## Task instructions:
Give an exact transcription of every line, dropping the images.

## Given material:
::::
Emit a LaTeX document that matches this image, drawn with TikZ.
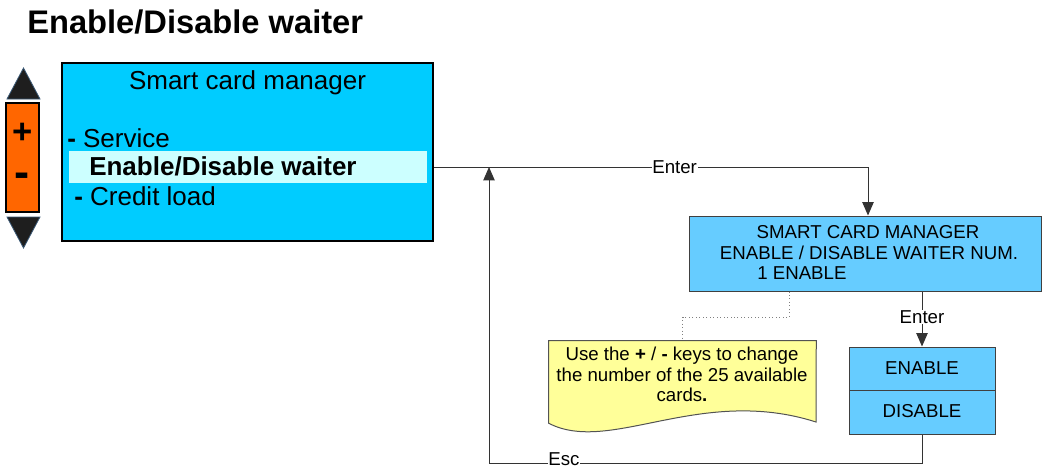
\documentclass[tikz,border=0pt]{standalone}
\usepackage{fontspec}
\setmainfont{Liberation Sans}
\usetikzlibrary{arrows.meta,fit}
\definecolor{maincyan}{HTML}{00CCFF}
\definecolor{hlcyan}{HTML}{CCFFFF}
\definecolor{boxblue}{HTML}{66CCFF}
\definecolor{noteyellow}{HTML}{FFFF99}
\definecolor{keyorange}{HTML}{FF6600}
\definecolor{keydark}{HTML}{1E1E1E}
\definecolor{keyedge}{HTML}{3A5875}
\definecolor{edgegray}{HTML}{404040}
\begin{document}
\begin{tikzpicture}[x=0.75pt,y=-0.75pt,
  bigtxt/.style={font=\fontsize{19.5}{23}\selectfont},
  smalltxt/.style={font=\fontsize{14}{17}\selectfont},
  framebox/.style={inner sep=0pt,draw=edgegray,line width=0.75pt},
  conn/.style={line width=0.75pt,draw=black!80},
  arr/.style={-{Triangle[length=10pt,width=8.5pt]}},
  lbl/.style={smalltxt,fill=white,inner sep=0.5pt}]
\useasboundingbox (0,0) rectangle (1042,468);

% title
\node[anchor=base west,inner sep=0pt,font=\fontsize{24.5}{28}\selectfont\bfseries] (title) at (27,33) {Enable/Disable waiter};

% keypad
\draw[fill=keydark,draw=keyedge,line width=0.6pt] (7,99) -- (23.5,68) -- (40,99) -- cycle;
\node[fit={(6,103)(39,212)},inner sep=0pt,draw=black,fill=keyorange,line width=1.5pt] (keypad) {};
\node[font=\fontsize{26}{28}\selectfont\bfseries,inner sep=0pt] (kplus) at (22.5,133) {+};
\node[font=\fontsize{34}{36}\selectfont\bfseries,inner sep=0pt] (kminus) at (22.5,180) {-};
\draw[fill=keydark,draw=keyedge,line width=0.6pt] (7,217) -- (40,217) -- (23.5,248) -- cycle;

% main screen
\node[fit={(62,63)(433,241)},inner sep=0pt,draw=black,fill=maincyan,line width=2.2pt] (main) {};
\node[fit={(69,151)(427,183)},inner sep=0pt,fill=hlcyan] (hl) {};
\node[bigtxt,anchor=base,inner sep=0pt] (mtitle) at (247.5,89) {Smart card manager};
\node[bigtxt,anchor=base west,inner sep=0pt] (mserv) at (67,147) {\textbf{-} Service};
\node[bigtxt,anchor=base west,inner sep=0pt] (mwait) at (89,175) {\textbf{Enable/Disable waiter}};
\node[bigtxt,anchor=base west,inner sep=0pt] (mcred) at (74,205) {\textbf{-} Credit load};

% second screen
\node[fit={(689,216)(1041,291)},framebox,fill=boxblue] (box2) {};
\node[smalltxt,anchor=base,inner sep=0pt] (b2l1) at (868,238) {SMART CARD MANAGER};
\node[smalltxt,anchor=base,inner sep=0pt] (b2l2) at (869,259) {ENABLE / DISABLE WAITER NUM.};
\node[smalltxt,anchor=base west,inner sep=0pt] (b2l3) at (757,279) {1 ENABLE};

% enable / disable box
\node[fit={(849,347)(995,390)},framebox,fill=boxblue] (eb) {};
\node[fit={(849,390)(995,434)},framebox,fill=boxblue] (db) {};
\node[smalltxt,anchor=base,inner sep=0pt] (ebt) at (922,374) {ENABLE};
\node[smalltxt,anchor=base,inner sep=0pt] (dbt) at (922,417) {DISABLE};

% note (document shape)
\node[fit={(549,341)(816,423)},inner sep=0pt] (note) {};
\draw[fill=noteyellow,draw=edgegray!90,line width=0.75pt]
  (note.south west) -- (note.north west) -- (note.north east) -- (816,422)
  .. controls (700,385) and (610,455) .. (note.south west) -- cycle;
\node[smalltxt,anchor=base,inner sep=0pt] (n1) at (682,360) {Use the \textbf{+} / \textbf{-} keys to change};
\node[smalltxt,anchor=base,inner sep=0pt] (n2) at (682,381) {the number of the 25 available};
\node[smalltxt,anchor=base,inner sep=0pt] (n3) at (682,401) {cards\textbf{.}};

% coordinates
\coordinate (entertop) at (868,167);
\coordinate (escR) at (922,463);
\coordinate (escL) at (489,463);
\coordinate (d1) at (789,317);
\coordinate (d2) at (682.5,317);

% connectors
\draw[conn,arr] (main.east |- hl.center) -- node[lbl,pos=0.554]{Enter} (entertop) -- (entertop |- box2.north);
\draw[conn,arr] (box2.south -| eb.north) -- node[lbl,pos=0.46]{Enter} (eb.north);
\draw[conn,arr] (db.south) -- (escR) -- node[lbl,pos=0.827,yshift=3.2pt,inner ysep=0pt]{Esc} (escL) -- (escL |- hl.center);
\draw[draw=gray,line width=0.6pt,dotted] (d1 |- box2.south) -- (d1) -- (d2) -- (d2 |- note.north);
\end{tikzpicture}
\end{document}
::::
## Response to this exercise:
Emit a LaTeX document that matches this image, drawn with TikZ.
\documentclass[tikz,border=0pt]{standalone}
\usepackage{fontspec}
\setmainfont{Liberation Sans}
\usetikzlibrary{arrows.meta,fit}
\definecolor{maincyan}{HTML}{00CCFF}
\definecolor{hlcyan}{HTML}{CCFFFF}
\definecolor{boxblue}{HTML}{66CCFF}
\definecolor{noteyellow}{HTML}{FFFF99}
\definecolor{keyorange}{HTML}{FF6600}
\definecolor{keydark}{HTML}{1E1E1E}
\definecolor{keyedge}{HTML}{3A5875}
\definecolor{edgegray}{HTML}{404040}
\begin{document}
\begin{tikzpicture}[x=0.75pt,y=-0.75pt,
  bigtxt/.style={font=\fontsize{19.5}{23}\selectfont},
  smalltxt/.style={font=\fontsize{14}{17}\selectfont},
  framebox/.style={inner sep=0pt,draw=edgegray,line width=0.75pt},
  conn/.style={line width=0.75pt,draw=black!80},
  arr/.style={-{Triangle[length=10pt,width=8.5pt]}},
  lbl/.style={smalltxt,fill=white,inner sep=0.5pt}]
\useasboundingbox (0,0) rectangle (1042,468);

% title
\node[anchor=base west,inner sep=0pt,font=\fontsize{24.5}{28}\selectfont\bfseries] (title) at (27,33) {Enable/Disable waiter};

% keypad
\draw[fill=keydark,draw=keyedge,line width=0.6pt] (7,99) -- (23.5,68) -- (40,99) -- cycle;
\node[fit={(6,103)(39,212)},inner sep=0pt,draw=black,fill=keyorange,line width=1.5pt] (keypad) {};
\node[font=\fontsize{26}{28}\selectfont\bfseries,inner sep=0pt] (kplus) at (22.5,133) {+};
\node[font=\fontsize{34}{36}\selectfont\bfseries,inner sep=0pt] (kminus) at (22.5,180) {-};
\draw[fill=keydark,draw=keyedge,line width=0.6pt] (7,217) -- (40,217) -- (23.5,248) -- cycle;

% main screen
\node[fit={(62,63)(433,241)},inner sep=0pt,draw=black,fill=maincyan,line width=2.2pt] (main) {};
\node[fit={(69,151)(427,183)},inner sep=0pt,fill=hlcyan] (hl) {};
\node[bigtxt,anchor=base,inner sep=0pt] (mtitle) at (247.5,89) {Smart card manager};
\node[bigtxt,anchor=base west,inner sep=0pt] (mserv) at (67,147) {\textbf{-} Service};
\node[bigtxt,anchor=base west,inner sep=0pt] (mwait) at (89,175) {\textbf{Enable/Disable waiter}};
\node[bigtxt,anchor=base west,inner sep=0pt] (mcred) at (74,205) {\textbf{-} Credit load};

% second screen
\node[fit={(689,216)(1041,291)},framebox,fill=boxblue] (box2) {};
\node[smalltxt,anchor=base,inner sep=0pt] (b2l1) at (868,238) {SMART CARD MANAGER};
\node[smalltxt,anchor=base,inner sep=0pt] (b2l2) at (869,259) {ENABLE / DISABLE WAITER NUM.};
\node[smalltxt,anchor=base west,inner sep=0pt] (b2l3) at (757,279) {1 ENABLE};

% enable / disable box
\node[fit={(849,347)(995,390)},framebox,fill=boxblue] (eb) {};
\node[fit={(849,390)(995,434)},framebox,fill=boxblue] (db) {};
\node[smalltxt,anchor=base,inner sep=0pt] (ebt) at (922,374) {ENABLE};
\node[smalltxt,anchor=base,inner sep=0pt] (dbt) at (922,417) {DISABLE};

% note (document shape)
\node[fit={(549,341)(816,423)},inner sep=0pt] (note) {};
\draw[fill=noteyellow,draw=edgegray!90,line width=0.75pt]
  (note.south west) -- (note.north west) -- (note.north east) -- (816,422)
  .. controls (700,385) and (610,455) .. (note.south west) -- cycle;
\node[smalltxt,anchor=base,inner sep=0pt] (n1) at (682,360) {Use the \textbf{+} / \textbf{-} keys to change};
\node[smalltxt,anchor=base,inner sep=0pt] (n2) at (682,381) {the number of the 25 available};
\node[smalltxt,anchor=base,inner sep=0pt] (n3) at (682,401) {cards\textbf{.}};

% coordinates
\coordinate (entertop) at (868,167);
\coordinate (escR) at (922,463);
\coordinate (escL) at (489,463);
\coordinate (d1) at (789,317);
\coordinate (d2) at (682.5,317);

% connectors
\draw[conn,arr] (main.east |- hl.center) -- node[lbl,pos=0.554]{Enter} (entertop) -- (entertop |- box2.north);
\draw[conn,arr] (box2.south -| eb.north) -- node[lbl,pos=0.46]{Enter} (eb.north);
\draw[conn,arr] (db.south) -- (escR) -- node[lbl,pos=0.827,yshift=3.2pt,inner ysep=0pt]{Esc} (escL) -- (escL |- hl.center);
\draw[draw=gray,line width=0.6pt,dotted] (d1 |- box2.south) -- (d1) -- (d2) -- (d2 |- note.north);
\end{tikzpicture}
\end{document}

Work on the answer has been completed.